**GOAL OF THE EXERCISE**:
Show every line where "with" occurs.

**TASK INPUT**:
______
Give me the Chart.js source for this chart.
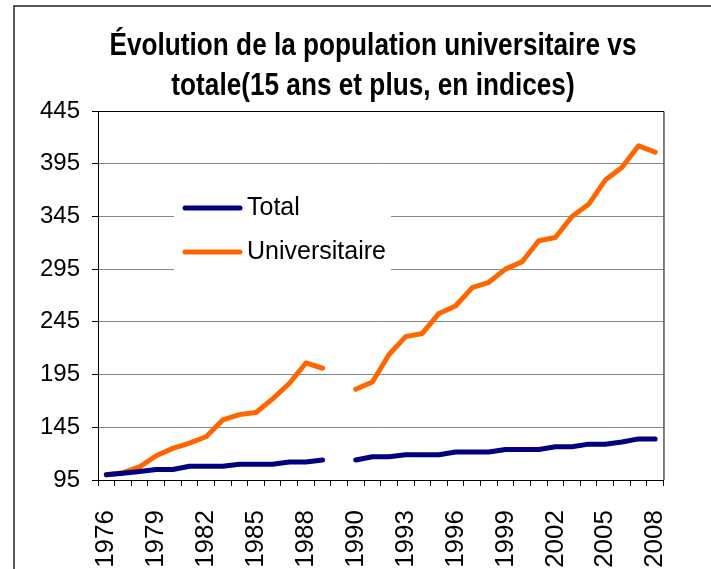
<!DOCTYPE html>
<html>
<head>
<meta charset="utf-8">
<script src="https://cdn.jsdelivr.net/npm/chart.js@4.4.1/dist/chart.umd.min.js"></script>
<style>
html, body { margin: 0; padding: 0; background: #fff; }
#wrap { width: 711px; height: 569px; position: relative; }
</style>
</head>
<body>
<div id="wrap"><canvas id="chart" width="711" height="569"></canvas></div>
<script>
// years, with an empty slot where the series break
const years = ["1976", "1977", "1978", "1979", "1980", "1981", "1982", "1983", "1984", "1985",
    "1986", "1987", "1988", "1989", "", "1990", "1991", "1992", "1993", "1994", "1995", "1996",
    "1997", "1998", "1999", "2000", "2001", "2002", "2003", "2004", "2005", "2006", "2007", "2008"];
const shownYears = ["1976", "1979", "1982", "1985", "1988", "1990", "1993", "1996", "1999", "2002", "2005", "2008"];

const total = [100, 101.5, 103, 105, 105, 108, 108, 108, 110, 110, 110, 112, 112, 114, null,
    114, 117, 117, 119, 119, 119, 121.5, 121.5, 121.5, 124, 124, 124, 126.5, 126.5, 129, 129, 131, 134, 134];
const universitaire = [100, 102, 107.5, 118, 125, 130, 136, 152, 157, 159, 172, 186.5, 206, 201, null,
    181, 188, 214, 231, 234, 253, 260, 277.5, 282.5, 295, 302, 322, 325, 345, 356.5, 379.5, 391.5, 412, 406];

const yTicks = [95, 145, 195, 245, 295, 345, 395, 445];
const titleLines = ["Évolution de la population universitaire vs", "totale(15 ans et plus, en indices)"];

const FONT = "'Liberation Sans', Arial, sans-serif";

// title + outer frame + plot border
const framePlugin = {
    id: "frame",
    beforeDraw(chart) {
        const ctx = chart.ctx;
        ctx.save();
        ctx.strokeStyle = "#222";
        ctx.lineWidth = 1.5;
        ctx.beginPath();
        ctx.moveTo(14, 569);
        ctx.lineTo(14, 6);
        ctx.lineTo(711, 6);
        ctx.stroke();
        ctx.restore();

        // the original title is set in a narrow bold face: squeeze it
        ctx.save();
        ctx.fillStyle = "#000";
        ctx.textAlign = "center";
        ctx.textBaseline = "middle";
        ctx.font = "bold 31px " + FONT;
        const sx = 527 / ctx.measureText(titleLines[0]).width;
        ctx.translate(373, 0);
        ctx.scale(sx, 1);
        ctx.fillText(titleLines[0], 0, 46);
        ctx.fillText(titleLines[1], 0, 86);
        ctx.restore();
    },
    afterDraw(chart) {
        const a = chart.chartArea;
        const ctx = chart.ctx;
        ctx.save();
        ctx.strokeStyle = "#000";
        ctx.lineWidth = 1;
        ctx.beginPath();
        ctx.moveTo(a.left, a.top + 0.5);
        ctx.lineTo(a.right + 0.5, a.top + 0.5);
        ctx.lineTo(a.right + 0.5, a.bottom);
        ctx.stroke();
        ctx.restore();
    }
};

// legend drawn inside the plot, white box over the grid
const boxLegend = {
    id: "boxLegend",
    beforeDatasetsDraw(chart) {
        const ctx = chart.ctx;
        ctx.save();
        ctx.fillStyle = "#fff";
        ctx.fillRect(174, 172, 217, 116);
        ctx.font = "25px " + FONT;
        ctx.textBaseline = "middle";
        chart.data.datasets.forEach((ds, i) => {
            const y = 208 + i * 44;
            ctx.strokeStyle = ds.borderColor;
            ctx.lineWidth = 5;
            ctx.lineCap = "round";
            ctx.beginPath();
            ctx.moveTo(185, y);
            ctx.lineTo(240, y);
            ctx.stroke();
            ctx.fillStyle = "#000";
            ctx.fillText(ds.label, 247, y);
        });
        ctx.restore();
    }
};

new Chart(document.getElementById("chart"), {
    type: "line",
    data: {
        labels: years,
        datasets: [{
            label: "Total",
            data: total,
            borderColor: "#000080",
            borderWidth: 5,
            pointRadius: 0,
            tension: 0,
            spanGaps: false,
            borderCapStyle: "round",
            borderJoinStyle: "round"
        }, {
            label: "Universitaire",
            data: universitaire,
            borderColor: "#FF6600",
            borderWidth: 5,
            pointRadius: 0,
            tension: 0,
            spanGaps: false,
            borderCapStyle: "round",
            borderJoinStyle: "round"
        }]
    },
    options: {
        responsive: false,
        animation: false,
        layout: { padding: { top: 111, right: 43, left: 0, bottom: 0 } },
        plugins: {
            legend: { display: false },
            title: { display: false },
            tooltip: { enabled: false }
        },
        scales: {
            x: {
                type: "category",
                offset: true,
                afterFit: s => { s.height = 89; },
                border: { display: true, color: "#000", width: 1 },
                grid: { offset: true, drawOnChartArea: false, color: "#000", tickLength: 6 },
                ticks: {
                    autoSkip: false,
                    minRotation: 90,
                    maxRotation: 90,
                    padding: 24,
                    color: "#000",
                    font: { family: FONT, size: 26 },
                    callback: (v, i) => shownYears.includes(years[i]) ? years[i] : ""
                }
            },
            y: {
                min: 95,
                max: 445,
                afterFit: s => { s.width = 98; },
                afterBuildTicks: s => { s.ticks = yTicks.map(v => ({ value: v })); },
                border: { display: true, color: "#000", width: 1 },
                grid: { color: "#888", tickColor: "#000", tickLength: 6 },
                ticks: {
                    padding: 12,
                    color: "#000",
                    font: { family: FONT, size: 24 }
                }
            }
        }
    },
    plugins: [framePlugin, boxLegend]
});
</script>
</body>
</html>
______
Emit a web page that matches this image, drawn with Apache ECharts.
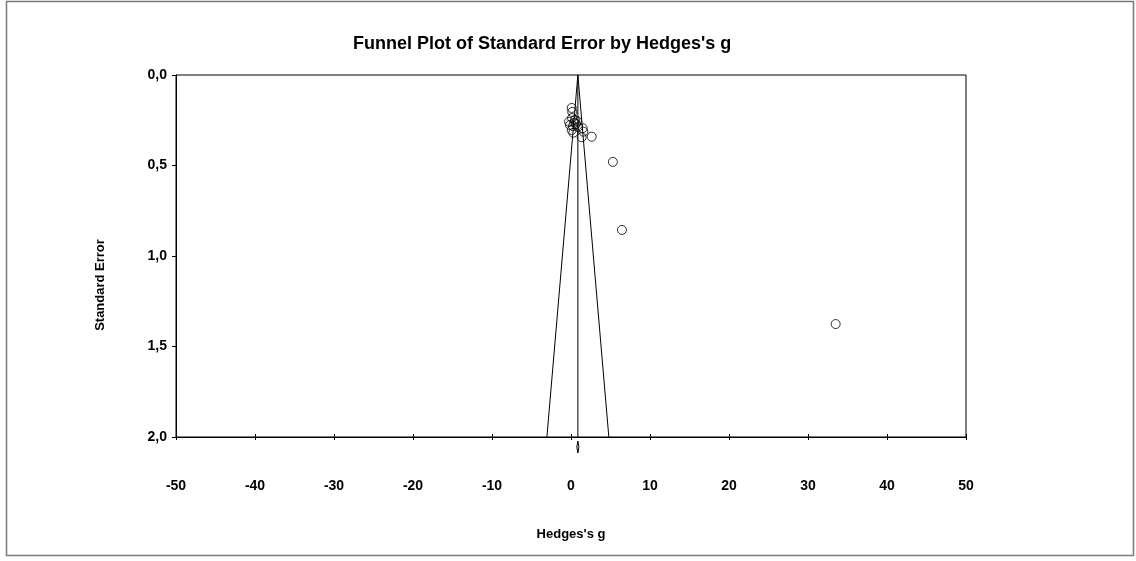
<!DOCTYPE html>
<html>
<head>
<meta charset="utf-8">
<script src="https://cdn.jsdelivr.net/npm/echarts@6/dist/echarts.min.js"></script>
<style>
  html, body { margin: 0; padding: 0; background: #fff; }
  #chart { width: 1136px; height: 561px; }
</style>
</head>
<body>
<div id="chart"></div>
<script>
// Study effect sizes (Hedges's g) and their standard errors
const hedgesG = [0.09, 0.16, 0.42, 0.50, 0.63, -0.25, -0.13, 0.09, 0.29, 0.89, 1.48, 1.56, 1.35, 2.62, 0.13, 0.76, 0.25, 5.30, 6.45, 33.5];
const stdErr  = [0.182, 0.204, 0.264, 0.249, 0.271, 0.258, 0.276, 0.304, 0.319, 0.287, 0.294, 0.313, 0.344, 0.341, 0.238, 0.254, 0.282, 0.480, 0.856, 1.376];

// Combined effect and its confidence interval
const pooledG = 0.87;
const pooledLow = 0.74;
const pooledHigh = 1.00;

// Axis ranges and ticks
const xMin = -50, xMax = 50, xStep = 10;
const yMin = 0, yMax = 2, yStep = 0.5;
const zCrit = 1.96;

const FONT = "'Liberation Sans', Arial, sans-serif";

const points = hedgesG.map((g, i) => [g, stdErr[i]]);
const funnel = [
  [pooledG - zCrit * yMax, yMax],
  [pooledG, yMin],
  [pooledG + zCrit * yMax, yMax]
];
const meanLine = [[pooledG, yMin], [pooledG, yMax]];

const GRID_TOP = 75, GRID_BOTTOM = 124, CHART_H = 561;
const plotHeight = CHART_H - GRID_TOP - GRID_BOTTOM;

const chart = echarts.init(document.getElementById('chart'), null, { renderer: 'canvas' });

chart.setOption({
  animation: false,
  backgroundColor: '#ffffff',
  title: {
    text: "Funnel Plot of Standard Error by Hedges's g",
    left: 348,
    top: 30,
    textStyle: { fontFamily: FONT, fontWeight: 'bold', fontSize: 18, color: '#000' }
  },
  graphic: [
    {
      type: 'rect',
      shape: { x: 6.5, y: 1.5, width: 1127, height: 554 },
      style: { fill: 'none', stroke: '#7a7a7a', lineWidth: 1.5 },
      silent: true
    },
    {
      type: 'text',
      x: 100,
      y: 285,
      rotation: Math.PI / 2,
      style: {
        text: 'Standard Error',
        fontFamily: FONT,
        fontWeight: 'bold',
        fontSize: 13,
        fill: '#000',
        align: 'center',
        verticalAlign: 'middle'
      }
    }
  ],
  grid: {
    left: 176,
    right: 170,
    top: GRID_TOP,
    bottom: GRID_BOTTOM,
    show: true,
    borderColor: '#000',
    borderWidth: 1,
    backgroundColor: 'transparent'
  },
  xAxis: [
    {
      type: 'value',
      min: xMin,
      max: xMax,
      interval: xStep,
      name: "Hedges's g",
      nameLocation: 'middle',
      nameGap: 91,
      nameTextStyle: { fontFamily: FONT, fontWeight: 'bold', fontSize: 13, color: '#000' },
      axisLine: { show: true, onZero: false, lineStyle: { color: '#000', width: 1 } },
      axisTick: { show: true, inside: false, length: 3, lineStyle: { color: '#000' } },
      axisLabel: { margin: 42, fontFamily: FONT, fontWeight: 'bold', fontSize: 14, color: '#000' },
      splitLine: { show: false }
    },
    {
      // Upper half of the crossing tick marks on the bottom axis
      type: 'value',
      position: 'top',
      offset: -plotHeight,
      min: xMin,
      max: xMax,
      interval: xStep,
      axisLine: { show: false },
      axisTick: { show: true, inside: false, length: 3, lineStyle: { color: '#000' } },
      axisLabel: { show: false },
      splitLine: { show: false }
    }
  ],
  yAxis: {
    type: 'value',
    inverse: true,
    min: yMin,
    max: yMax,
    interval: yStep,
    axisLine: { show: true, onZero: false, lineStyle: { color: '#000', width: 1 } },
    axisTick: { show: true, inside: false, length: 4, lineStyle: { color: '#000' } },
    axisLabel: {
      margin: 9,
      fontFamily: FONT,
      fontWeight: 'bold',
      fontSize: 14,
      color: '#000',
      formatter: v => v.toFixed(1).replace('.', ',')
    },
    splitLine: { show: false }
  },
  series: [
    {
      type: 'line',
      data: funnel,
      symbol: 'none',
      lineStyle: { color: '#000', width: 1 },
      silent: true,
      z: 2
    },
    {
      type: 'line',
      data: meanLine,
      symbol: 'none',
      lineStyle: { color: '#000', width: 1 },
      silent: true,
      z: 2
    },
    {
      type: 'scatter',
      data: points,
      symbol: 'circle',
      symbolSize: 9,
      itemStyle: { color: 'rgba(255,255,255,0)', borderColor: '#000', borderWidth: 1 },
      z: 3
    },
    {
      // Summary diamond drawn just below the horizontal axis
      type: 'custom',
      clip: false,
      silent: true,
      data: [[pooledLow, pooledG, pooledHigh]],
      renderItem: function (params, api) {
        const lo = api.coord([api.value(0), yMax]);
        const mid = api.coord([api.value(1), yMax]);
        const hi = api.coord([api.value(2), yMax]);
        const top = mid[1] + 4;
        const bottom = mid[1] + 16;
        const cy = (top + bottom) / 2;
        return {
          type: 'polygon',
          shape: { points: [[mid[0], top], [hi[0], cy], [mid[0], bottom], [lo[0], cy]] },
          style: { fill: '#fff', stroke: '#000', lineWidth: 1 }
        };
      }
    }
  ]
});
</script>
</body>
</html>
______
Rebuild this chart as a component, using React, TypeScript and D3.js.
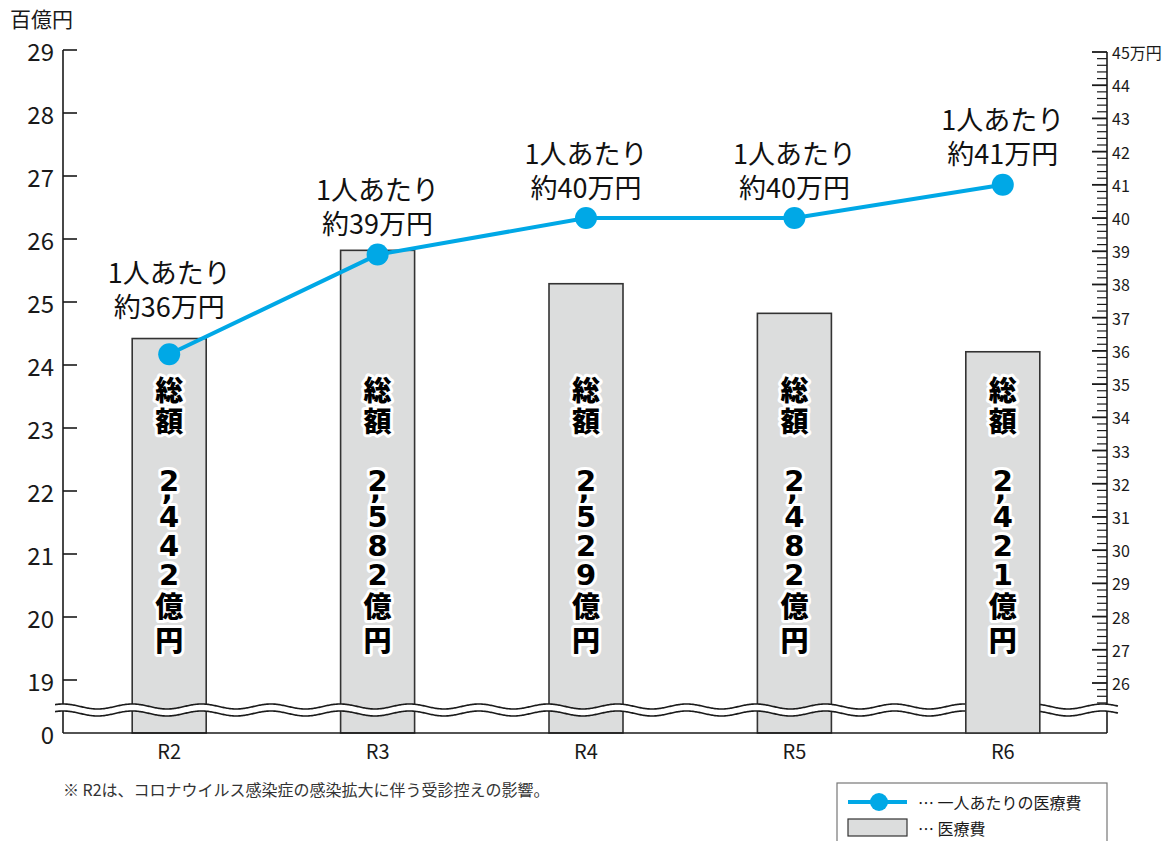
______
**TASK RESULT**:
// years, with an empty slot where the series break
Emit a web page that matches this image, drawn with Apache ECharts.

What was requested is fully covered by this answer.